Inside organizations, it can appear as disengagement.  It can appear through emotional inaccessibility.  It can show up in a lack of coherence or direction.

From my perspective, this is not surprising. I have worked with a lot of people over the years and the thing that I have seen over and over is that a mind that never rests becomes compulsive. It mistakes activity for agency and thought for truth. Without moments of stillness, reflection, and inward attention, individuals can lose access to a deeper form of knowing. 

When I have worked with people, I often start with a short mindfulness exercise.  I have found that many people think they are mindful, but they are often action or thought oriented, rather than utilizing the awareness that precedes engagement. 
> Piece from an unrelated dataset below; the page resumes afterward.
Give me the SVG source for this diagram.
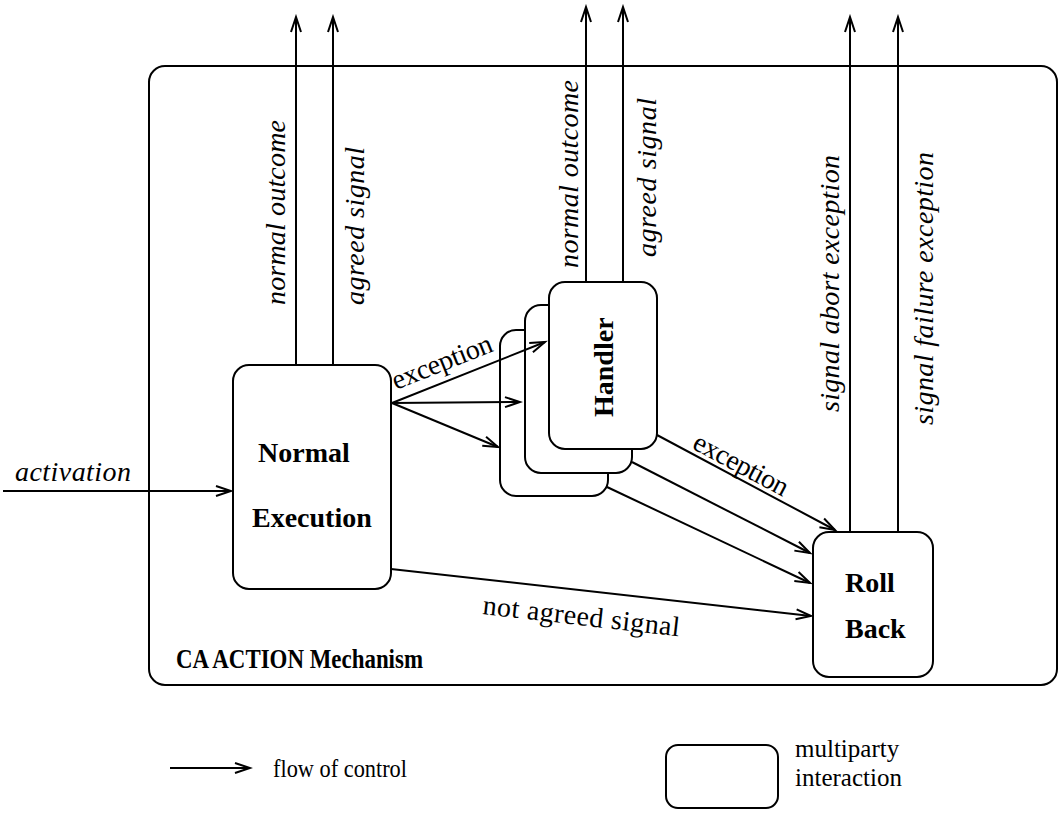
<svg xmlns="http://www.w3.org/2000/svg" width="1063" height="813" viewBox="0 0 1063 813">
<style>
.box{fill:#fff;stroke:#000;stroke-width:2}
.ln{fill:none;stroke:#000;stroke-width:2}
.it{font-family:"Liberation Serif",serif;font-style:italic;font-size:28px;fill:#000}
.rm{font-family:"Liberation Serif",serif;font-size:28px;fill:#000}
.bd{font-family:"Liberation Serif",serif;font-weight:bold;font-size:28px;fill:#000}
.lg{font-family:"Liberation Serif",serif;font-size:25px;fill:#000}
</style>
<defs>
<marker id="ah" markerUnits="userSpaceOnUse" markerWidth="20" markerHeight="14" viewBox="-16 -7 18 14" refX="0" refY="0" orient="auto">
<path d="M-15,-5 L0,0 L-15,5" fill="none" stroke="#000" stroke-width="2"/>
</marker>
</defs>
<rect width="1063" height="813" fill="#fff"/>
<g id="frame">
<rect x="149" y="66" width="908" height="619" rx="16" class="box"/>
<text x="176" y="668" class="bd" style="font-size:27px" textLength="247" lengthAdjust="spacingAndGlyphs">CA ACTION Mechanism</text>
</g>
<g id="normal-execution">
<rect x="233" y="365" width="158" height="224" rx="16" class="box"/>
<text x="258" y="462" class="bd">Normal</text>
<text x="252" y="527" class="bd">Execution</text>
</g>
<g id="handler">
<rect x="500" y="330" width="108" height="166" rx="16" class="box"/>
<rect x="525" y="305" width="107" height="168" rx="16" class="box"/>
<rect x="549" y="282" width="108" height="167" rx="16" class="box"/>
<text transform="translate(613,417) rotate(-90)" class="bd">Handler</text>
</g>
<g id="roll-back">
<rect x="813" y="532" width="120" height="145" rx="16" class="box"/>
<text x="845" y="592" class="bd">Roll</text>
<text x="845" y="638" class="bd">Back</text>
</g>
<g id="connectors">
<line x1="3" y1="491" x2="231" y2="491" class="ln" marker-end="url(#ah)"/>
<line x1="296" y1="365" x2="296" y2="17" class="ln" marker-end="url(#ah)"/>
<line x1="333" y1="365" x2="333" y2="17" class="ln" marker-end="url(#ah)"/>
<line x1="586" y1="282" x2="586" y2="7" class="ln" marker-end="url(#ah)"/>
<line x1="623" y1="282" x2="623" y2="7" class="ln" marker-end="url(#ah)"/>
<line x1="850" y1="532" x2="850" y2="17" class="ln" marker-end="url(#ah)"/>
<line x1="898" y1="532" x2="898" y2="17" class="ln" marker-end="url(#ah)"/>
<line x1="392" y1="403" x2="545" y2="342" class="ln" marker-end="url(#ah)"/>
<line x1="392" y1="403" x2="520" y2="402" class="ln" marker-end="url(#ah)"/>
<line x1="392" y1="403" x2="498" y2="447" class="ln" marker-end="url(#ah)"/>
<line x1="657" y1="435" x2="835" y2="530" class="ln" marker-end="url(#ah)"/>
<line x1="632" y1="462" x2="810" y2="553" class="ln" marker-end="url(#ah)"/>
<line x1="607" y1="487" x2="810" y2="583" class="ln" marker-end="url(#ah)"/>
<line x1="391" y1="569" x2="811" y2="616" class="ln" marker-end="url(#ah)"/>
<text x="15" y="481" class="it" textLength="116">activation</text>
<text transform="translate(285,305) rotate(-90)" class="it" textLength="185">normal outcome</text>
<text transform="translate(364,305) rotate(-90)" class="it" textLength="158">agreed signal</text>
<text transform="translate(578,268) rotate(-90)" class="it" textLength="188">normal outcome</text>
<text transform="translate(656,257) rotate(-90)" class="it" textLength="159">agreed signal</text>
<text transform="translate(839,412) rotate(-90)" class="it" textLength="257">signal abort exception</text>
<text transform="translate(933,425) rotate(-90)" class="it" textLength="273">signal failure exception</text>
<text transform="translate(396,390) rotate(-21.7)" class="rm" textLength="106">exception</text>
<text transform="translate(691,448) rotate(28)" class="rm" textLength="104">exception</text>
<text transform="translate(482,614) rotate(6.5)" class="rm" textLength="198">not agreed signal</text>
</g>
<g id="legend">
<line x1="170" y1="768" x2="250" y2="768" class="ln" marker-end="url(#ah)"/>
<text x="273" y="777" class="lg" style="font-size:26px" textLength="134" lengthAdjust="spacingAndGlyphs">flow of control</text>
<rect x="666" y="745" width="112" height="63" rx="12" class="box"/>
<text x="795" y="757" class="lg">multiparty</text>
<text x="795" y="786" class="lg">interaction</text>
</g>
</svg>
The principle “as without, so within” is not just a spiritual metaphor.  It’s what we call in behavioral health, a “structural reality.”  Inner fragmentation inevitably produces outer dysfunction. Conversely, inner spaciousness creates the conditions for coherence externally. Cultures that feel chaotic are often suffering from a lack of internal alignment among the people executing it.  And this is why I believe that it is really important that we integrate mindfulness, reflection, or inner awareness as foundational capacities,  They really can determine whether performance is sustainable at all.

A quiet mind is no longer hijacked by compulsive loops of thought. From that space of quiet, discernment can really be heard.  I have worked with many leaders to integrate mindfulness and they share with me that have begin to see what actually requires attention and what doesn’t. Listening becomes more prevalent.  Conversations become more intentional and less defensive or demanding. and more honest. Decisions become less rushed and more grounded.  Awareness is heightened and because of that, so is psychological safety.

When organizations fail to cultivate this inner dimension, they inadvertently train people to override their own signals of fatigue, misalignment, and overload. Over time, this creates cultures that are outwardly productive and inwardly depleted. The cost turnover, burnout, ethical blind spots, and brittle leadership under pressure.

Busyness is not effective.  It often is evidence of a system that has lost touch with awareness.  No organization can outpace the inner fragmentation of its people.

For leaders, executives, and organizations willing to look honestly, the most important questions are often answered through what is happening internally in their people. 

Things to ask yourself:  What kind of attention does your culture reward? Is presence valued, or only responsiveness? Are people encouraged to think clearly, or merely to act quickly?

Leadership, at its best, is about stewarding conditions. The quality of decisions, relationships, and cultures is inseparable from the inner condition of those shaping them. The invitation is not to slow down for the sake of slowing down. It is to reclaim inner space so that action arises from clarity rather than compulsion. When individuals reconnect with their own awareness, something subtle but profound shifts. There is less reaction.  More discernment.  More alignment.  More intention. 

Ultimately, the question is not whether organizations can move faster, think harder, or do more. They already are. The real question is whether they can stop for a minute. Mental noise may look like productivity in the short term, but over time it becomes an organizational liability that distorts judgment, fragments culture, and erodes trust. Sustainable emerges from clarity. When leaders take responsibility for the inner conditions they are reinforcing, they begin to build cultures where attention is refined, and where action is informed by awareness rather than urgency.